EXERCISE AIM:
Exactly the lines from the line holding "Recreate this image as a Python script that uses seaborn" to the line holding "ax = fig.add_axes([463", both lines included, are to be echoed; pictures are not.

········

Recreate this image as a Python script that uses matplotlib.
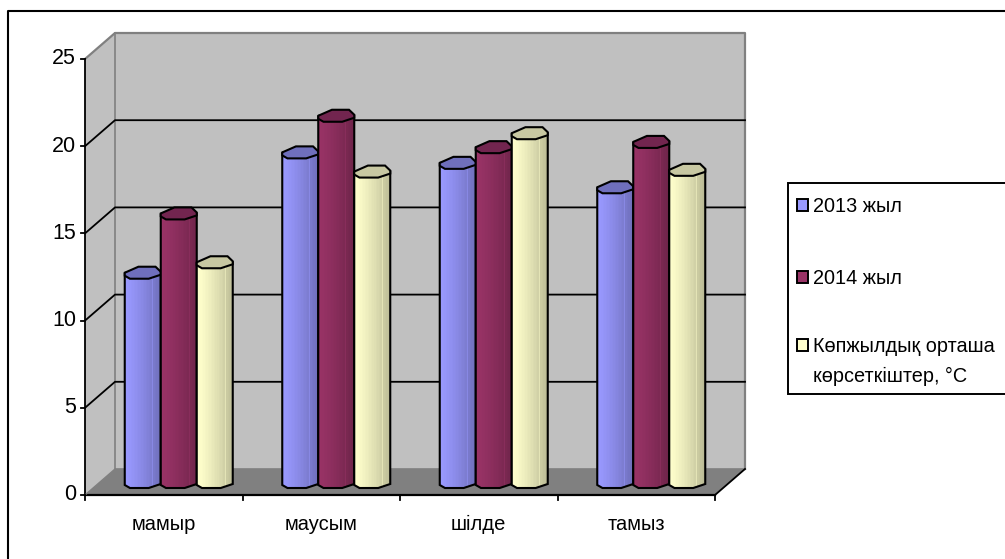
import matplotlib
matplotlib.use('Agg')
import matplotlib.pyplot as plt
from matplotlib.lines import Line2D
from matplotlib.patches import PathPatch, Rectangle
from matplotlib.path import Path
import numpy as np

plt.rcParams['font.family'] = ['Liberation Sans', 'DejaVu Sans']

#DATA
months = ['мамыр', 'маусым', 'шілде', 'тамыз']
series_names = ['2013 жыл', '2014 жыл', 'Көпжылдық орташа\nкөрсеткіштер, °C']
values_2013 = [12.0, 18.9, 18.3, 16.9]
values_2014 = [15.4, 21.0, 19.2, 19.5]
values_norm = [12.6, 17.8, 20.0, 17.9]
yticks = [0, 5, 10, 15, 20, 25]

#COLORS (light side, dark side, cap)
light = [(153, 153, 255), (153, 51, 102), (255, 255, 204)]
dark = [(112, 112, 188), (112, 37, 75), (188, 188, 150)]
caps = ['#6f6fbc', '#72254f', '#c8c8a2']
wall = '#c0c0c0'
floor = '#808080'

W, H = 1005, 559
fig = plt.figure(figsize=(W / 100, H / 100), dpi=100, facecolor='white')

#front plane of the box in pixels
px_left, px_right = 85, 715
px_top, px_bottom = 59, 495
ax = fig.add_axes([px_left / W, 1 - px_bottom / H, (px_right - px_left) / W, (px_bottom - px_top) / H])
ax.set_xlim(0, 4)
ax.set_ylim(0, 25)
ax.axis('off')

#depth of the box in data units
ux = 4 / (px_right - px_left)
uy = 25 / (px_bottom - px_top)
dx = 30 * ux
dy = 26 * uy

#walls and floor
ax.fill([dx, 4 + dx, 4 + dx, dx], [dy, dy, 25 + dy, 25 + dy], color=wall, lw=0, clip_on=False)
ax.fill([0, dx, dx, 0], [0, dy, 25 + dy, 25], color=wall, lw=0, clip_on=False)
ax.fill([0, 4, 4 + dx, dx], [0, 0, dy, dy], color=floor, lw=0, clip_on=False)
ax.plot([0, dx, 4 + dx, 4 + dx], [25, 25 + dy, 25 + dy, dy], color='#808080', lw=1.6, clip_on=False)
ax.plot([dx, dx, 4 + dx], [25 + dy, dy, dy], color='#808080', lw=1.2, clip_on=False)

#gridlines
for t in yticks[1:-1]:
    ax.plot([0, dx, 4 + dx], [t, t + dy, t + dy], color='black', lw=1.3, clip_on=False)

#axes lines and ticks
ax.plot([0, 4], [0, 0], color='black', lw=1.6, clip_on=False)
ax.plot([0, 0], [0, 25], color='black', lw=1.3, clip_on=False)
ax.plot([4, 4 + dx], [0, dy], color='black', lw=1.3, clip_on=False)
ax.plot([0, dx], [0, dy], color='#808080', lw=1, clip_on=False)
for t in yticks:
    ax.plot([-4 * ux, 0], [t, t], color='black', lw=1.3, clip_on=False)
    ax.text(-9 * ux, t, str(t), ha='right', va='center', fontsize=15.5, clip_on=False)
for i in range(5):
    ax.plot([i, i], [0, -5 * uy], color='black', lw=1.3, clip_on=False)
for i, m in enumerate(months):
    ax.text(i + 0.5, -29 * uy, m, ha='center', va='center', fontsize=14.5, clip_on=False)

#low-poly cylinder end, (fraction of half width, pixels from the centre)
cap_upper = [(-1, 0), (-0.24, 6), (0.71, 6), (1, 1)]
cap_lower = [(1, -2), (0.33, -6), (-0.71, -6), (-1, -3)]


def bar_paths(xc, half, top):
    base = dy / 2
    body = [(xc - half, top)]
    body += [(xc + a * half, base + b * uy) for a, b in cap_lower[::-1]]
    body += [(xc + half, top), (xc - half, top)]
    cap = [(xc + a * half, top + b * uy) for a, b in cap_upper + cap_lower]
    return body, cap


#cylinders, a strip of colour bands each, clipped to the outline
bar_w = 36 * ux
for s, vals in enumerate([values_2013, values_2014, values_norm]):
    c0 = np.array(light[s]) / 255
    c1 = np.array(dark[s]) / 255
    bands = np.linspace(0, 1, 24) ** 1.3
    cols = [c0 + (c1 - c0) * b for b in bands]
    cols[18] = c0 + (c1 - c0) * 0.4
    strip = np.array([cols])
    for i, v in enumerate(vals):
        xc = i + 0.5 + (s - 1) * bar_w + dx / 2
        top = v + dy / 2
        body, cap = bar_paths(xc, bar_w / 2, top)
        z = 3 + i * 10 + s
        im = ax.imshow(strip, extent=[xc - bar_w / 2, xc + bar_w / 2, 0, top + 1], aspect='auto',
                       interpolation='nearest', zorder=z)
        p = PathPatch(Path(body), fc='none', ec='black', lw=1.5, zorder=z + 0.1, clip_on=False)
        ax.add_patch(p)
        im.set_clip_path(p)
        ax.fill(*zip(*cap), fc=caps[s], ec='black', lw=1.5, zorder=z + 0.2, clip_on=False)
ax.set_xlim(0, 4)
ax.set_ylim(0, 25)

#outer frame, left and top only
fig.add_artist(Line2D([7.5 / W, 7.5 / W, 1], [0, 1 - 11 / H, 1 - 11 / H], transform=fig.transFigure,
                      color='black', lw=1.5))

#legend box, runs off the right edge
leg_l, leg_t, leg_b = 788, 183, 394
fig.add_artist(Rectangle((leg_l / W, 1 - leg_b / H), (W + 5 - leg_l) / W, (leg_b - leg_t) / H,
                         transform=fig.transFigure, fc='white', ec='black', lw=1.4))
for s, (name, yy) in enumerate(zip(series_names, [205, 277, 345])):
    fig.add_artist(Rectangle((796.5 / W, 1 - (yy + 6) / H), 11 / W, 12 / H, transform=fig.transFigure,
                             fc=np.array(light[s]) / 255, ec='black', lw=1.4))
    fig.text(813 / W, 1 - (yy - 8) / H, name, ha='left', va='top', fontsize=14.3, linespacing=1.7)

fig.savefig('out.png', dpi=100)
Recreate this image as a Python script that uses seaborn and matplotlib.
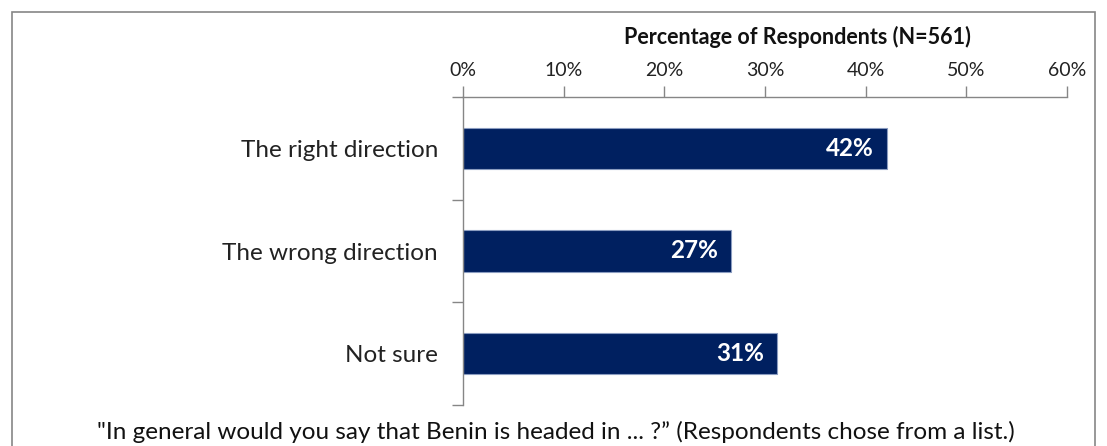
import matplotlib
matplotlib.use("Agg")
import matplotlib.pyplot as plt
import seaborn as sns
import pandas as pd
from matplotlib.patches import Rectangle

categories = ["The right direction", "The wrong direction", "Not sure"]
values = [42.1, 26.6, 31.2]
value_labels = ["42%", "27%", "31%"]
x_ticks = [0, 10, 20, 30, 40, 50, 60]
x_tick_labels = ["0%", "10%", "20%", "30%", "40%", "50%", "60%"]
axis_title = "Percentage of Respondents (N=561)"
caption = "\"In general would you say that Benin is headed in ... ?\u201d (Respondents chose from a list.)"

sns.set_style("white")
plt.rcParams["font.family"] = ["Lato", "DejaVu Sans"]

df = pd.DataFrame({"Answer": categories, "Percent": values})

fig = plt.figure(figsize=(11.07, 4.46), dpi=100)
ax = fig.add_axes([463 / 1107, 1 - 405 / 446, 604 / 1107, 308 / 446])

sns.barplot(data=df, y="Answer", x="Percent", orient="h", color="#002060",
            width=0.4, edgecolor="#8a9cc0", linewidth=0.8, saturation=1, ax=ax)

ax.set_xlim(0, 60)
ax.set_ylim(2.5, -0.5)
ax.xaxis.tick_top()
ax.set_xticks(x_ticks, labels=x_tick_labels)
ax.set_yticks([-0.5, 0.5, 1.5, 2.5], labels=[])
ax.set_yticks(range(len(categories)), labels=categories, minor=True)
ax.tick_params(axis="x", which="major", direction="out", length=8, width=1,
               color="#868686", labelsize=14, labelcolor="#222222", pad=5, top=True, bottom=False)
ax.tick_params(axis="y", which="major", direction="out", length=8, width=1,
               color="#868686", left=True)
ax.tick_params(axis="y", which="minor", length=0, labelsize=17.5, labelcolor="#222222", pad=18)
ax.set_xlabel("")
ax.set_ylabel("")

for side in ["right", "bottom"]:
    ax.spines[side].set_visible(False)
for side in ["top", "left"]:
    ax.spines[side].set_color("#868686")
    ax.spines[side].set_linewidth(1)

for i, (v, lab) in enumerate(zip(values, value_labels)):
    ax.text(v - 1.3, i, lab, ha="right", va="center", color="white",
            fontsize=17.5, fontweight="bold")

fig.text(797 / 1107, 1 - 37 / 446, axis_title, ha="center", va="center",
         fontsize=15.5, fontweight="bold", color="#111111")
fig.text(556 / 1107, 1 - 432 / 446, caption, ha="center", va="center",
         fontsize=17.5, color="#111111")

fig.patches.append(Rectangle((12 / 1107, -0.1), (1095 - 12) / 1107, 1.1 - 12 / 446,
                             transform=fig.transFigure, fill=False,
                             edgecolor="#868686", linewidth=1.2))

fig.savefig("out.png", dpi=100)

········

OUTPUT OF THE TASK:
Recreate this image as a Python script that uses seaborn and matplotlib.
import matplotlib
matplotlib.use("Agg")
import matplotlib.pyplot as plt
import seaborn as sns
import pandas as pd
from matplotlib.patches import Rectangle

categories = ["The right direction", "The wrong direction", "Not sure"]
values = [42.1, 26.6, 31.2]
value_labels = ["42%", "27%", "31%"]
x_ticks = [0, 10, 20, 30, 40, 50, 60]
x_tick_labels = ["0%", "10%", "20%", "30%", "40%", "50%", "60%"]
axis_title = "Percentage of Respondents (N=561)"
caption = "\"In general would you say that Benin is headed in ... ?\u201d (Respondents chose from a list.)"

sns.set_style("white")
plt.rcParams["font.family"] = ["Lato", "DejaVu Sans"]

df = pd.DataFrame({"Answer": categories, "Percent": values})

fig = plt.figure(figsize=(11.07, 4.46), dpi=100)
ax = fig.add_axes([463 / 1107, 1 - 405 / 446, 604 / 1107, 308 / 446])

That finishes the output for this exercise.